If prices hit +US$13,000/t, as some experts predict, NPV and IRR jump to $701m and 40.1%, respectively.

The focus in 2023 will be project financing and growing the high-grade 23.8Mt at 2.02% copper, 25.3g/t silver and 0.25g/t gold resource, KGL says.

“We are looking forward to making the necessary progress to start construction in 2023, subject to achieving some normalisation in market conditions – more specifically, the availability of labour, pricing of key inputs and supportive macroeconomic conditions,” it says.

 

ANAX METALS (ASX:ANX)

Market Cap: $26m

In 2020, ANX purchased an 80% stake in the mothballed Whim Creek VMS project from DEVELOP, which retains a free carried 20% interest through to a decision to mine.

Open pit mining had previously lasted six years, before stopping in 2009 due to the sharp drop in the copper price following the global financial crisis.

The project now includes four deposits at Mons Cupri, Whim Creek, Salt Creek and Evelyn containing a total 112,000t copper, 69,000t zinc, 18,000t lead, 4.3Moz silver and 43,700oz gold.

A 2021 scoping study envisaged ~11,000t per annum copper production (Cueq) over an initial 5-7 years for free cash of ~$291m.
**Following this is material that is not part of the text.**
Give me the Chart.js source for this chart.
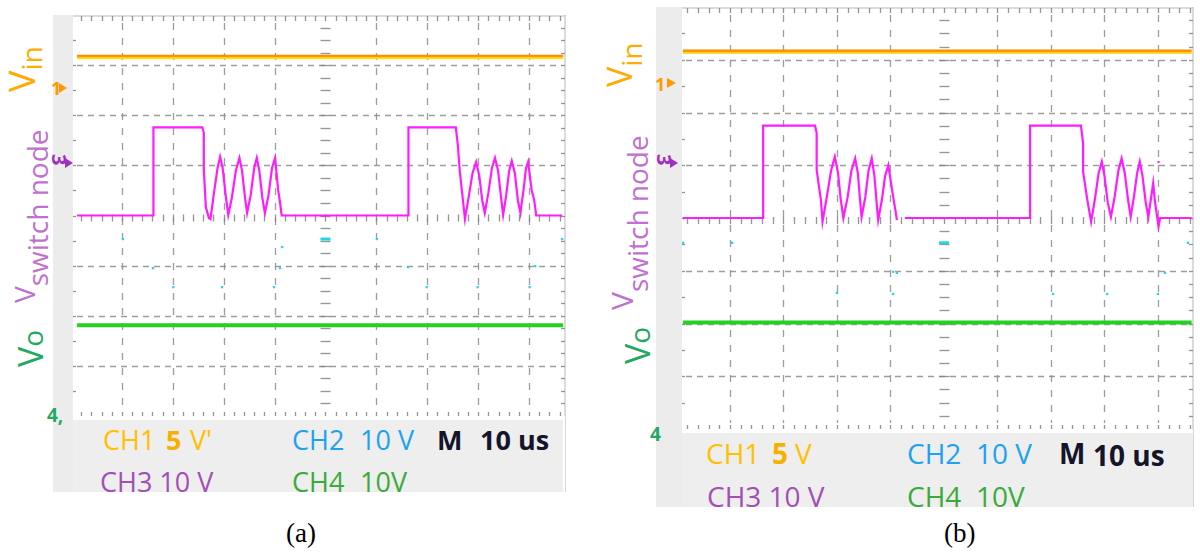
<!DOCTYPE html>
<html>
<head>
<meta charset="utf-8">
<script src="https://cdn.jsdelivr.net/npm/chart.js@4.4.1/dist/chart.umd.min.js"></script>
<style>
  html, body { margin: 0; padding: 0; background: #fff; }
  #stage { position: relative; width: 1200px; height: 553px; overflow: hidden; }
  #deco { position: absolute; left: 0; top: 0; }
  .plot { position: absolute; }
  .lbl { font-family: "Open Sans", sans-serif; }
</style>
</head>
<body>
<div id="stage">
  <svg id="deco" width="1200" height="553" xmlns="http://www.w3.org/2000/svg">
    <!-- scope (a): side strip and readout box -->
    <rect x="53" y="15" width="20" height="477" fill="#ececec"/>
    <rect x="73" y="420" width="490" height="72" fill="#eeeeee"/>
    <line x1="565.5" y1="416" x2="565.5" y2="492" stroke="#d6d6d6"/>

    <!-- scope (b): side strip and readout box -->
    <rect x="656" y="7" width="26" height="500" fill="#ececec"/>
    <rect x="682" y="433" width="511" height="74" fill="#eeeeee"/>
    <line x1="1193.5" y1="429" x2="1193.5" y2="507" stroke="#d6d6d6"/>

    <!-- trace names, scope (a) -->
    <text class="lbl" transform="translate(35,92) rotate(-90)" font-size="36" fill="#ffab00">V<tspan font-size="28" dy="7">in</tspan></text>
    <text class="lbl" transform="translate(35,303) rotate(-90)" font-size="28" fill="#c070cf">V<tspan dy="13">switch node</tspan></text>
    <text class="lbl" transform="translate(43,367) rotate(-90)" fill="#22a860"><tspan font-size="34">V</tspan><tspan font-size="28">o</tspan></text>

    <!-- trace names, scope (b) -->
    <text class="lbl" transform="translate(632,87) rotate(-90)" font-size="34" fill="#ffab00">V<tspan font-size="28" dy="10">in</tspan></text>
    <text class="lbl" transform="translate(633,310) rotate(-90)" font-size="30" fill="#c070cf">V<tspan font-size="28" dy="15">switch node</tspan></text>
    <text class="lbl" transform="translate(650,364) rotate(-90)" fill="#22a860"><tspan font-size="34">V</tspan><tspan font-size="28">o</tspan></text>

    <!-- channel ground markers, scope (a) -->
    <text x="51" y="95" font-family="Open Sans" font-size="18" font-weight="bold" fill="#ff9a00">1</text>
    <polygon points="59,83 67,88 59,93" fill="#ff9a00"/>
    <text transform="translate(52,154) rotate(90)" font-family="Open Sans" font-size="20" font-weight="bold" fill="#a030c0">3</text>
    <polygon points="65,158 73,163 65,168" fill="#a030c0"/>
    <text x="47" y="422" font-family="Open Sans" font-size="19" font-weight="bold" fill="#22a860">4,</text>

    <!-- channel ground markers, scope (b) -->
    <text x="655" y="91" font-family="Open Sans" font-size="18" font-weight="bold" fill="#ff9a00">1</text>
    <polygon points="667,78 676,83 667,88" fill="#ff9a00"/>
    <text transform="translate(657,154) rotate(90)" font-family="Open Sans" font-size="20" font-weight="bold" fill="#a030c0">3</text>
    <polygon points="670,158 678,163 670,168" fill="#a030c0"/>
    <text x="650" y="441" font-family="Open Sans" font-size="19" font-weight="bold" fill="#22a860">4</text>

    <!-- readout, scope (a) -->
    <g class="lbl" font-size="27">
      <text x="103" y="450" fill="#ffc000">CH1</text>
      <text x="166" y="450" fill="#f5b000" font-weight="bold">5</text>
      <text x="190" y="450" fill="#ffc000">V'</text>
      <text x="292" y="450" fill="#1ea2ee">CH2</text>
      <text x="360" y="450" fill="#1ea2ee">10 V</text>
      <text x="437" y="450" fill="#14142a" font-weight="bold">M</text>
      <text x="480" y="450" fill="#14142a" font-weight="bold">10 us</text>
      <text x="100" y="492" fill="#a24fb5">CH3 10 V</text>
      <text x="292" y="492" fill="#3aab3a">CH4</text>
      <text x="360" y="492" fill="#3aab3a">10V</text>
    </g>

    <!-- readout, scope (b) -->
    <g class="lbl" font-size="28">
      <text x="706" y="464" fill="#ffc000">CH1</text>
      <text x="772" y="464" fill="#f5b000" font-weight="bold">5</text>
      <text x="795" y="464" fill="#ffc000">V</text>
      <text x="907" y="464" fill="#1ea2ee">CH2</text>
      <text x="976" y="464" fill="#1ea2ee">10 V</text>
      <text x="1059" y="464" fill="#14142a" font-weight="bold">M</text>
      <text x="1093" y="466" fill="#14142a" font-weight="bold">10 us</text>
      <text x="707" y="507" fill="#a24fb5">CH3 10 V</text>
      <text x="907" y="507" fill="#3aab3a">CH4</text>
      <text x="976" y="507" fill="#3aab3a">10V</text>
    </g>

    <!-- sub-figure captions -->
    <text x="286" y="542" font-family="Liberation Serif" font-size="27" fill="#000">(a)</text>
    <text x="944" y="542" font-family="Liberation Serif" font-size="27" fill="#000">(b)</text>
  </svg>
  <canvas id="scopeA" class="plot" width="493" height="401" style="left:73px;top:15px"></canvas>
  <canvas id="scopeB" class="plot" width="512" height="422" style="left:682px;top:7px"></canvas>
</div>

<script>
// Graticule: 10 us per horizontal division, vertical axis in divisions.
const xGridUs = [-40, -30, -20, -10, 10, 20, 30, 40];
const yGridDiv = [-3, -2, -1, 1, 2, 3];
const xMinorStepUs = 2;
const yMinorStepDiv = 0.25;

// ---- capture (a) ----
const vinLevelA = 3.16;          // CH1, input voltage (div)
const voLevelA = -2.19;          // CH4, output voltage (div)
const flatSpanA = [-48.8, 46.7]; // record start / end (us)
const swTimeA = [-48.8, -33.8, -33.8, -24.2, -23.9, -23.9, -23.5, -22.9, -22.6, -21.9, -21.2, -20.7,
                 -20.2, -19.6, -19.1, -18.4, -17.6, -16.9, -16.4, -15.8, -15.4, -14.7, -14.0, -13.5,
                 -13.0, -12.4, -11.9, -11.2, -10.5, -9.9, -9.3, -9.0, -8.6, 16.3,
                 16.3, 25.6, 26.0, 26.4, 27.0, 27.4, 28.1, 28.9, 29.6, 30.2, 30.8, 31.3,
                 32.0, 32.7, 33.3, 33.9, 34.5, 34.9, 35.5, 36.1, 36.6, 37.2, 37.8, 38.3,
                 38.9, 39.4, 39.8, 40.5, 41.0, 41.4, 46.5];
const swLevelA = [0, 0, 1.76, 1.76, 1.65, 0.91, 0.17, -0.05, -0.07, 0.45, 0.95, 1.17,
                  0.95, 0.4, 0.01, 0.35, 0.9, 1.15, 0.9, 0.35, 0.05, 0.4, 0.95, 1.15,
                  0.9, 0.35, 0.05, 0.4, 0.95, 1.15, 0.51, 0.31, 0, 0,
                  1.76, 1.76, 1.41, 0.87, 0.31, -0.07, 0.35, 0.85, 1.07, 0.8, 0.3, 0.05,
                  0.45, 0.95, 1.15, 0.9, 0.35, 0.01, 0.4, 0.9, 1.09, 0.85, 0.3, 0.05,
                  0.5, 0.95, 1.07, 0.51, 0.31, 0, 0];
const ch2TimeA = [-39.8, -33.9, -29.9, -20.3, -10.1, -8.9, -8.5, 10.1, 16.2, 19.9, 29.9, 40.1, 41.2, 46.5];
const ch2LevelA = [-0.47, -1.05, -1.43, -1.43, -1.43, -1.05, -0.63, -0.47, -1.03, -1.43, -1.43, -1.43, -1.01, -0.47];
const ch2DashTimeA = [0];
const ch2DashLevelA = [-0.47];

// ---- capture (b) ----
const vinLevelB = 3.15;
const voLevelB = -1.98;
const flatSpanB = [-48.8, 46.3];
const swTimeB = [-48.8, -33.8, -33.8, -24.1, -23.8, -23.8, -23.0, -22.7, -21.9, -21.1, -20.4,
                 -19.8, -19.3, -18.8, -18.0, -17.3, -16.6, -16.1, -15.7, -15.4, -14.7, -14.1, -13.5,
                 -13.0, -12.6, -12.3, -11.6, -11.0, -10.4, -9.5, -9.0, -8.8, -8.4, -7.3,
                 16.1, 16.1, 25.6, 26.0, 26.0, 26.8, 27.5, 28.2, 28.9, 29.5, 30.0, 30.6, 31.2,
                 31.9, 32.6, 33.2, 33.8, 34.4, 34.9, 35.5, 36.1, 36.6, 37.1, 37.7, 38.2,
                 39.1, 39.4, 40.1, 40.4, 46.3];
const swLevelB = [0, 0, 1.75, 1.75, 1.61, 0.91, 0.34, -0.07, 0.4, 0.9, 1.16,
                  0.85, 0.35, 0, 0.4, 0.9, 1.13, 0.85, 0.35, 0.02, 0.4, 0.9, 1.13,
                  0.8, 0.3, -0.04, 0.35, 0.8, 1.0, 0.4, 0.1, -0.04, null, 0,
                  0, 1.75, 1.75, 1.42, 0.88, 0.34, -0.07, 0.35, 0.85, 1.07, 0.8, 0.3, 0.02,
                  0.4, 0.9, 1.13, 0.85, 0.35, 0.02, 0.4, 0.85, 1.07, 0.8, 0.3, 0.02,
                  0.66, 0.34, -0.16, 0, 0];
const ch2TimeB = [-48.8, -39.6, -20.0, -9.5, -9.5, -8.8, 20.4, 30.5, 40.0, 41.3, 45.6];
const ch2LevelB = [-0.47, -0.47, -1.42, -1.02, -1.44, -1.04, -1.44, -1.44, -1.44, -1.04, -0.47];
const ch2DashTimeB = [0];
const ch2DashLevelB = [-0.47];
const ch3DotTimeB = [40.1];
const ch3DotLevelB = [1.06];

const pts = (ts, vs) => ts.map((t, i) => ({ x: t, y: vs[i] }));
const flat = (span, v) => span.map(t => ({ x: t, y: v }));

// Two-tone yellow/orange stroke of the CH1 trace
function vinStroke(level) {
  return (ctx) => {
    const chart = ctx.chart;
    if (!chart.chartArea) return '#ffb000';
    const py = chart.scales.y.getPixelForValue(level);
    const g = chart.ctx.createLinearGradient(0, py - 2.5, 0, py + 2.5);
    g.addColorStop(0, '#ff8400');
    g.addColorStop(0.45, '#ff9800');
    g.addColorStop(0.55, '#ffd000');
    g.addColorStop(1, '#ffe45a');
    return g;
  };
}

const graticule = {
  id: 'graticule',
  beforeDatasetsDraw(chart) {
    const { ctx, chartArea: a, scales: { x, y } } = chart;
    const seg = (x1, y1, x2, y2) => { ctx.beginPath(); ctx.moveTo(x1, y1); ctx.lineTo(x2, y2); ctx.stroke(); };
    ctx.save();
    ctx.strokeStyle = 'rgba(140,140,140,0.85)';
    ctx.lineWidth = 1.3;
    ctx.setLineDash([6, 5]);
    yGridDiv.forEach(v => { const py = Math.round(y.getPixelForValue(v)) + 0.5; seg(a.left + 4, py, a.right - 4, py); });
    ctx.setLineDash([7, 8]);
    xGridUs.forEach(t => { const px = Math.round(x.getPixelForValue(t)) + 0.5; seg(px, a.top + 8, px, a.bottom - 6); });
    ctx.setLineDash([]);

    // frame
    ctx.strokeStyle = '#cfcfcf';
    ctx.lineWidth = 1.5;
    seg(a.left, a.top + 1, a.right, a.top + 1);
    seg(a.right - 1, a.top, a.right - 1, a.bottom);

    // minor ticks along the centre axes and the frame
    ctx.strokeStyle = 'rgba(130,130,130,0.85)';
    ctx.lineWidth = 1.3;
    const cx = Math.round(x.getPixelForValue(0)) + 0.5;
    const cy = y.getPixelForValue(0);
    for (let v = y.min + yMinorStepDiv; v < y.max; v += yMinorStepDiv) {
      const py = Math.round(y.getPixelForValue(v)) + 0.5;
      seg(cx - 5, py, cx + 5, py);
      seg(a.right - 5, py, a.right - 1, py);
      if (Math.abs(v * 2 - Math.round(v * 2)) < 1e-6) seg(a.left, py, a.left + 3, py);
    }
    const t0 = Math.ceil(x.min / xMinorStepUs) * xMinorStepUs;
    for (let t = t0; t <= x.max; t += xMinorStepUs) {
      const px = Math.round(x.getPixelForValue(t)) + 0.5;
      seg(px, cy - 1, px, cy + 6);
      seg(px, a.top + 1, px, a.top + 6);
      seg(px, a.bottom - 4, px, a.bottom);
    }
    ctx.restore();
  }
};

function scope(id, p) {
  return new Chart(document.getElementById(id), {
    type: 'line',
    data: {
      datasets: [
        { data: pts(p.swTime, p.swLevel), borderColor: '#ff1cff', borderWidth: 2.2, pointRadius: 0, spanGaps: false },
        { data: flat(p.span, p.vin), borderColor: vinStroke(p.vin), borderWidth: 4.5, pointRadius: 0 },
        { data: flat(p.span, p.vo), borderColor: '#24d024', borderWidth: 4, pointRadius: 0 },
        { data: pts(p.ch2Time, p.ch2Level), showLine: false, pointStyle: 'rect', pointRadius: 1.6,
          pointBackgroundColor: '#1ed8ea', pointBorderWidth: 0 },
        { data: pts(p.ch2DashTime, p.ch2DashLevel), showLine: false, pointStyle: 'line', pointRadius: 5,
          pointBorderColor: '#1ed8ea', pointBorderWidth: 3 },
        { data: pts(p.ch3DotTime, p.ch3DotLevel), showLine: false, pointStyle: 'rect', pointRadius: 1.5,
          pointBackgroundColor: '#ff1cff', pointBorderWidth: 0 }
      ]
    },
    options: {
      responsive: false,
      animation: false,
      devicePixelRatio: 1,
      layout: { padding: 0, autoPadding: false },
      elements: { line: { tension: 0 } },
      plugins: { legend: { display: false }, tooltip: { enabled: false } },
      scales: {
        x: { type: 'linear', display: false, min: p.xMin, max: p.xMax },
        y: { type: 'linear', display: false, min: -4, max: 4 }
      }
    },
    plugins: [graticule]
  });
}

scope('scopeA', {
  xMin: -49.6, xMax: 47.25, span: flatSpanA, vin: vinLevelA, vo: voLevelA,
  swTime: swTimeA, swLevel: swLevelA, ch2Time: ch2TimeA, ch2Level: ch2LevelA,
  ch2DashTime: ch2DashTimeA, ch2DashLevel: ch2DashLevelA, ch3DotTime: [], ch3DotLevel: []
});
scope('scopeB', {
  xMin: -48.97, xMax: 46.73, span: flatSpanB, vin: vinLevelB, vo: voLevelB,
  swTime: swTimeB, swLevel: swLevelB, ch2Time: ch2TimeB, ch2Level: ch2LevelB,
  ch2DashTime: ch2DashTimeB, ch2DashLevel: ch2DashLevelB, ch3DotTime: ch3DotTimeB, ch3DotLevel: ch3DotLevelB
});
</script>
</body>
</html>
It would cost about $55m to (re)build.

A DFS is due to be released soon and, if that goes well, a final investment decision pencilled in for Q3.

“Despite ongoing inflationary pressures and supply chain constraints the project continues to demonstrate robust financial metrics,” the company said late January.

“The proposed underground mines at Salt Creek and Evelyn provide further upside to the projected metrics and both assets are open for immediate growth.”

Resources at the Evelyn satellite deposit were recently upgraded to 14,900t copper, 22,800t zinc, 18,500oz gold and 779,000oz silver.

ANX already has $US20m in debt funding locked in from global miner Anglo American, subject to the results of the DFS.

At Stockhead we tell it like it is. While Hillgrove are Stockhead advertisers, they did not sponsor this article.